- Problem to solve -
Copy out exactly the lines spanning the line with "What D3.js code" to the line with "pBottom - pTop);", inclusive, from the data underneath, with no pictures.

--- --- ---

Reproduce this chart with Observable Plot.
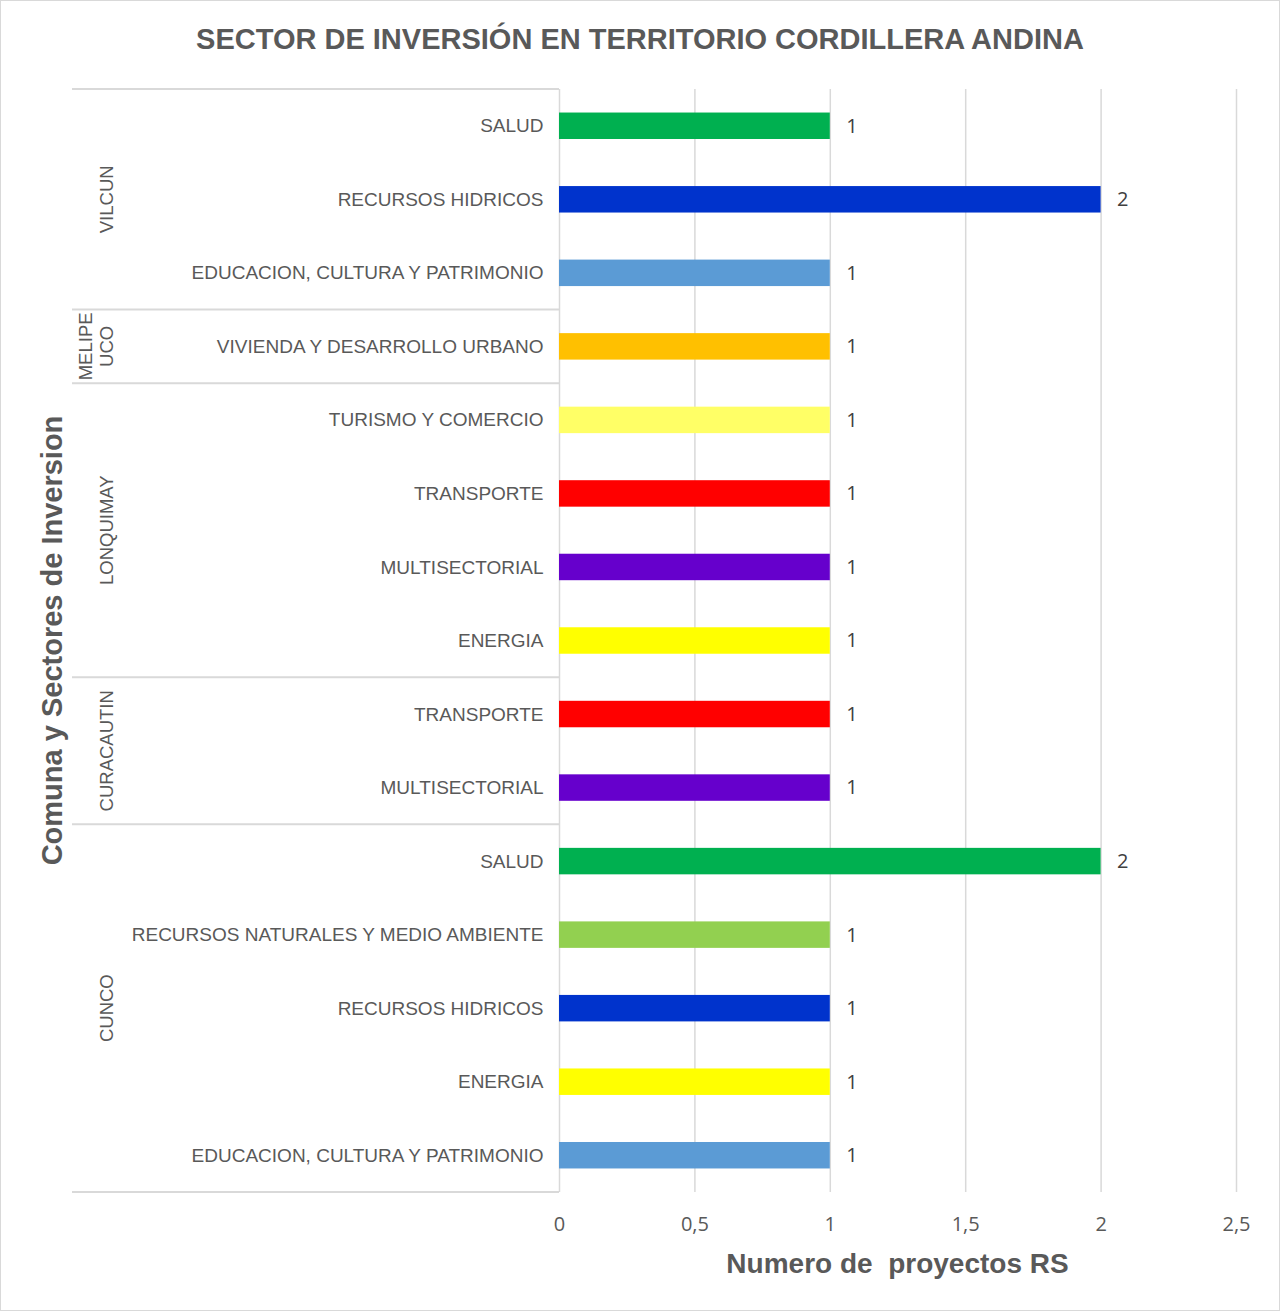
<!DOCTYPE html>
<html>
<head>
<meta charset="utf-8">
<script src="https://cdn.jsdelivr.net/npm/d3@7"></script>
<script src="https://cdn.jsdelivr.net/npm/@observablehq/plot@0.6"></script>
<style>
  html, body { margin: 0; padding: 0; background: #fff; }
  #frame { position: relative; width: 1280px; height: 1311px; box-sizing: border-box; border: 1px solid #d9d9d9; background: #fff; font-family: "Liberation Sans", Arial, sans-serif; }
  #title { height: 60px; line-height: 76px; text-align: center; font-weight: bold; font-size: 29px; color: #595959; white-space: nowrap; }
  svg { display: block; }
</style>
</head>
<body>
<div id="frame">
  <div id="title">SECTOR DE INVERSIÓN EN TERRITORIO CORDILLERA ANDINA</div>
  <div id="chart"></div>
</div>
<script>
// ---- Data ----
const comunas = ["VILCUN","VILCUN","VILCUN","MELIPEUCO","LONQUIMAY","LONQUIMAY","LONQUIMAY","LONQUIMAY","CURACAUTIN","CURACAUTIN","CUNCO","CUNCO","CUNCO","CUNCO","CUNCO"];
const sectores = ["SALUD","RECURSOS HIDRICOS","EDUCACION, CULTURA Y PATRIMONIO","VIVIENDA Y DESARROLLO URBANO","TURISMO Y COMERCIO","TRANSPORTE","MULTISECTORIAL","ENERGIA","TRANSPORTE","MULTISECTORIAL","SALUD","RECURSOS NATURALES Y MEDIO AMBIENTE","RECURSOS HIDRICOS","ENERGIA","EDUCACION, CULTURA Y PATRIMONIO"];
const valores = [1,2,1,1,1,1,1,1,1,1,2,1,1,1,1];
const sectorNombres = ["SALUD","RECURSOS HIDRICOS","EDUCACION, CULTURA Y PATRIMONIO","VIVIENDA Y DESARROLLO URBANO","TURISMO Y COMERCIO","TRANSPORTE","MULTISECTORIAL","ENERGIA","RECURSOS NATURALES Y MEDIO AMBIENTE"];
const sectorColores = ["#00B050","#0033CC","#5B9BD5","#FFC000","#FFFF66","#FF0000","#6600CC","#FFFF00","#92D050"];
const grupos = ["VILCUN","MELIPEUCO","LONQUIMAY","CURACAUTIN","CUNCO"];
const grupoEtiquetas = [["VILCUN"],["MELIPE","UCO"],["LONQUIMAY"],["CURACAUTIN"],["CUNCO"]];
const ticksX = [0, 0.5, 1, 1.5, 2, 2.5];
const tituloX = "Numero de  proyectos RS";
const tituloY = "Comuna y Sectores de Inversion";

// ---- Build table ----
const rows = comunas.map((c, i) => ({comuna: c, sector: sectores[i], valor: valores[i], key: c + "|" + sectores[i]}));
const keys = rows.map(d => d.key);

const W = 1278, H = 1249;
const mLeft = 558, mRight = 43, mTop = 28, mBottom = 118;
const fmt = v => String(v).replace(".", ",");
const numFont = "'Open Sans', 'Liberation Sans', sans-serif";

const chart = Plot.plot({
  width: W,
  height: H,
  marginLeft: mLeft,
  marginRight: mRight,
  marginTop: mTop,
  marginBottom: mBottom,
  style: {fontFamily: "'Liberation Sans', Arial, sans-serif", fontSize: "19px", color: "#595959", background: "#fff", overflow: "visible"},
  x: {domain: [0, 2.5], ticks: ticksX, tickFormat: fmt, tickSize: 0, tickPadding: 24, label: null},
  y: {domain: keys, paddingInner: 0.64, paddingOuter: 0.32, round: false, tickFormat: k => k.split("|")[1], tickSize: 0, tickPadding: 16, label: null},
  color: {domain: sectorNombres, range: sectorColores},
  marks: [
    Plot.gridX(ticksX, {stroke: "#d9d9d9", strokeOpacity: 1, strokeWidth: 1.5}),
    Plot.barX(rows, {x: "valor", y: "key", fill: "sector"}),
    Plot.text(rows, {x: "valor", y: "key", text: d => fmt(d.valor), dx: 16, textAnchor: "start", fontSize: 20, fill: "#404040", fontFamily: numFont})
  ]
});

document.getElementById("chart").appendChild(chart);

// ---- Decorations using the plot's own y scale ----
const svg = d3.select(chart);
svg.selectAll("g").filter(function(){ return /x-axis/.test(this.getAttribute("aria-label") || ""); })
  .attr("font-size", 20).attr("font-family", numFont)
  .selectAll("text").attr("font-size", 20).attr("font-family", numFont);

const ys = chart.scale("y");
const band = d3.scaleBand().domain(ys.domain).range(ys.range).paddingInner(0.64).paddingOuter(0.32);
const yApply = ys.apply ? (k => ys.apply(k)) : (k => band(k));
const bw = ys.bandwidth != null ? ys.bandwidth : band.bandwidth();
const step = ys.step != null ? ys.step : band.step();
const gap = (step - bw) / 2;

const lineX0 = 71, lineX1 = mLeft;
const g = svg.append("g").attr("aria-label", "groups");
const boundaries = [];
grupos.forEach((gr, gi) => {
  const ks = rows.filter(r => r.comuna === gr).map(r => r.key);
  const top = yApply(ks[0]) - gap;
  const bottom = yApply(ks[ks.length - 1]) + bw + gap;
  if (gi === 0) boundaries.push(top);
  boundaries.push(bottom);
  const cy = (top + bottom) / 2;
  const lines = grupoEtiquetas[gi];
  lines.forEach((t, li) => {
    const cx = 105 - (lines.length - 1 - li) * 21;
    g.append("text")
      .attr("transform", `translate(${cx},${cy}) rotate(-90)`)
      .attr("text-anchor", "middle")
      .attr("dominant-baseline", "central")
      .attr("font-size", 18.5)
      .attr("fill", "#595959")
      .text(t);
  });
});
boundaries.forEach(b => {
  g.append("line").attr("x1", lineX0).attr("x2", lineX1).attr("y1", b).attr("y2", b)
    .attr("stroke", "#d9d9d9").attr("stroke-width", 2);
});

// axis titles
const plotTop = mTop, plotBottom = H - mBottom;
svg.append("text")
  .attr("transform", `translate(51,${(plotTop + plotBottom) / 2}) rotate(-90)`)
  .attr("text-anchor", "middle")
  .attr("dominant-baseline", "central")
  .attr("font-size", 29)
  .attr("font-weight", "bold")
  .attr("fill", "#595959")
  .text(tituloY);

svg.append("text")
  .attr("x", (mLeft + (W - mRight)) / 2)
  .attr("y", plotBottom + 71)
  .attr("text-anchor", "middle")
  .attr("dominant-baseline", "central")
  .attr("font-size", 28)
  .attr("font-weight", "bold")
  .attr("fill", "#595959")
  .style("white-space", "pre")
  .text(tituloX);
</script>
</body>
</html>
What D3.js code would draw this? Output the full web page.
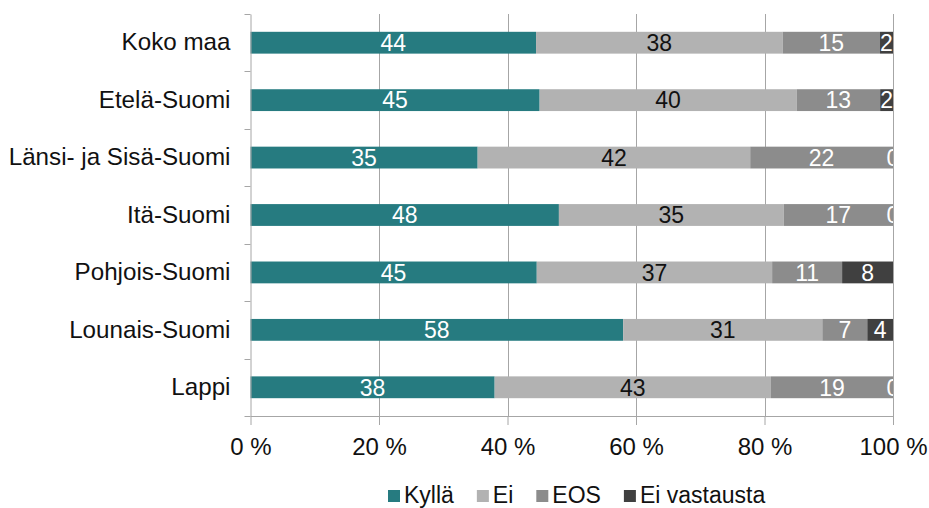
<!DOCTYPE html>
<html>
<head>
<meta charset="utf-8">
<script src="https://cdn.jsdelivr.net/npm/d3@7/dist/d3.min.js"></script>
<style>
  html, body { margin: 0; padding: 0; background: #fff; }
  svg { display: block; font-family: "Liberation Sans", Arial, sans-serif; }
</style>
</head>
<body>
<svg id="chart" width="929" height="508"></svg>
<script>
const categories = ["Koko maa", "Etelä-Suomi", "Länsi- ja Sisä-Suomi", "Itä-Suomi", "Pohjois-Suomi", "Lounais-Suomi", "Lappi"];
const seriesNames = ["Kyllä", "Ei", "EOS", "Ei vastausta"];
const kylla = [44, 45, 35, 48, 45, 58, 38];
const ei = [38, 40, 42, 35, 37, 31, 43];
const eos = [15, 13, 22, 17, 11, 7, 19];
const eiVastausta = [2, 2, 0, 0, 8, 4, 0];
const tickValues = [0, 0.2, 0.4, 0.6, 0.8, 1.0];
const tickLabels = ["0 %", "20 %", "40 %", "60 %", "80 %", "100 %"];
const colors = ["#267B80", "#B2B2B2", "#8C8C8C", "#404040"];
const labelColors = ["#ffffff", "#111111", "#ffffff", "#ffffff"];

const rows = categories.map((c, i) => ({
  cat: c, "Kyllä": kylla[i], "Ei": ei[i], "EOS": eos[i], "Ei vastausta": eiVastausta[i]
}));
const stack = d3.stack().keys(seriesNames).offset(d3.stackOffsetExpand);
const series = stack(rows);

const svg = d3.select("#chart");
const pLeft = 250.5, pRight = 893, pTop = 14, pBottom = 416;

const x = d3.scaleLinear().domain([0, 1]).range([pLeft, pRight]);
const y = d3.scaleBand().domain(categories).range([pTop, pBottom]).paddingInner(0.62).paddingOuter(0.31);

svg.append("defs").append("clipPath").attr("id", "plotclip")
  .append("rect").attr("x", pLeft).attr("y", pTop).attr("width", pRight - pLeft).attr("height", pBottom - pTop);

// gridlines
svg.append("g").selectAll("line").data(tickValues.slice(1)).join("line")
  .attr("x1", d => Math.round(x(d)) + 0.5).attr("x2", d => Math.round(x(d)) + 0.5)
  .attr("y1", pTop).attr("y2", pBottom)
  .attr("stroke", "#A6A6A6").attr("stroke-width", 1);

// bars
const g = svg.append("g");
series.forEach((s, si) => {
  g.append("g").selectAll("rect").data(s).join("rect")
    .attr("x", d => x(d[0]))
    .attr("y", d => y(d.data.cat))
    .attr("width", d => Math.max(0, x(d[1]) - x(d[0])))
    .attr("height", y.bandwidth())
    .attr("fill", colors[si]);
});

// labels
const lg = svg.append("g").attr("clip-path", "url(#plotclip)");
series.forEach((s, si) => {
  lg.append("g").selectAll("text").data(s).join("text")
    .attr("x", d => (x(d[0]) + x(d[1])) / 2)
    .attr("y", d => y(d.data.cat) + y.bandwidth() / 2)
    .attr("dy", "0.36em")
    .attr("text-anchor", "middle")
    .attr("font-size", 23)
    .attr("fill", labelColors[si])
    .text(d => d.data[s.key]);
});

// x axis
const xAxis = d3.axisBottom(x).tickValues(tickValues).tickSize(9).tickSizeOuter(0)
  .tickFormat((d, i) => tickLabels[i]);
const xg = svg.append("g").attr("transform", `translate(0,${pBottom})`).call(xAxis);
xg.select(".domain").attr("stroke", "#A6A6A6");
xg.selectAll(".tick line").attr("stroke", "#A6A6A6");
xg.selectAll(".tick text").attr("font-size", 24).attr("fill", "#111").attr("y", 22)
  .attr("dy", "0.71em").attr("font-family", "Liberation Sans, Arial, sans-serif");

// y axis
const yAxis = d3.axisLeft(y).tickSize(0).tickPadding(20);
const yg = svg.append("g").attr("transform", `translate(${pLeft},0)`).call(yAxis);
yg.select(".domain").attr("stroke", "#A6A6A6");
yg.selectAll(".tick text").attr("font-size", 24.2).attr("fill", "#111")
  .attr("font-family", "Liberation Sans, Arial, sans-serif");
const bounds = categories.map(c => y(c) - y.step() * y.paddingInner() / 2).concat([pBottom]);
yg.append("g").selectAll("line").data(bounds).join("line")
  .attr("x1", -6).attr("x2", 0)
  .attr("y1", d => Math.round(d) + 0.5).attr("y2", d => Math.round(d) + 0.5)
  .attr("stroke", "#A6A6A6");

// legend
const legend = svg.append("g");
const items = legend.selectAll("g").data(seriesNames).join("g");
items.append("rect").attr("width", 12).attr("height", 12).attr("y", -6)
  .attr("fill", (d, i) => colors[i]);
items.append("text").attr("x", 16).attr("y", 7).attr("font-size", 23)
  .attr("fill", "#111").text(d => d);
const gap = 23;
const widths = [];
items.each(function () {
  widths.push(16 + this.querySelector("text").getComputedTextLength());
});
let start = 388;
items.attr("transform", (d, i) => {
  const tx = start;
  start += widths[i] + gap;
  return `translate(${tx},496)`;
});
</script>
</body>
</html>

--- --- ---

- Complete response -
What D3.js code would draw this? Output the full web page.
<!DOCTYPE html>
<html>
<head>
<meta charset="utf-8">
<script src="https://cdn.jsdelivr.net/npm/d3@7/dist/d3.min.js"></script>
<style>
  html, body { margin: 0; padding: 0; background: #fff; }
  svg { display: block; font-family: "Liberation Sans", Arial, sans-serif; }
</style>
</head>
<body>
<svg id="chart" width="929" height="508"></svg>
<script>
const categories = ["Koko maa", "Etelä-Suomi", "Länsi- ja Sisä-Suomi", "Itä-Suomi", "Pohjois-Suomi", "Lounais-Suomi", "Lappi"];
const seriesNames = ["Kyllä", "Ei", "EOS", "Ei vastausta"];
const kylla = [44, 45, 35, 48, 45, 58, 38];
const ei = [38, 40, 42, 35, 37, 31, 43];
const eos = [15, 13, 22, 17, 11, 7, 19];
const eiVastausta = [2, 2, 0, 0, 8, 4, 0];
const tickValues = [0, 0.2, 0.4, 0.6, 0.8, 1.0];
const tickLabels = ["0 %", "20 %", "40 %", "60 %", "80 %", "100 %"];
const colors = ["#267B80", "#B2B2B2", "#8C8C8C", "#404040"];
const labelColors = ["#ffffff", "#111111", "#ffffff", "#ffffff"];

const rows = categories.map((c, i) => ({
  cat: c, "Kyllä": kylla[i], "Ei": ei[i], "EOS": eos[i], "Ei vastausta": eiVastausta[i]
}));
const stack = d3.stack().keys(seriesNames).offset(d3.stackOffsetExpand);
const series = stack(rows);

const svg = d3.select("#chart");
const pLeft = 250.5, pRight = 893, pTop = 14, pBottom = 416;

const x = d3.scaleLinear().domain([0, 1]).range([pLeft, pRight]);
const y = d3.scaleBand().domain(categories).range([pTop, pBottom]).paddingInner(0.62).paddingOuter(0.31);

svg.append("defs").append("clipPath").attr("id", "plotclip")
  .append("rect").attr("x", pLeft).attr("y", pTop).attr("width", pRight - pLeft).attr("height", pBottom - pTop);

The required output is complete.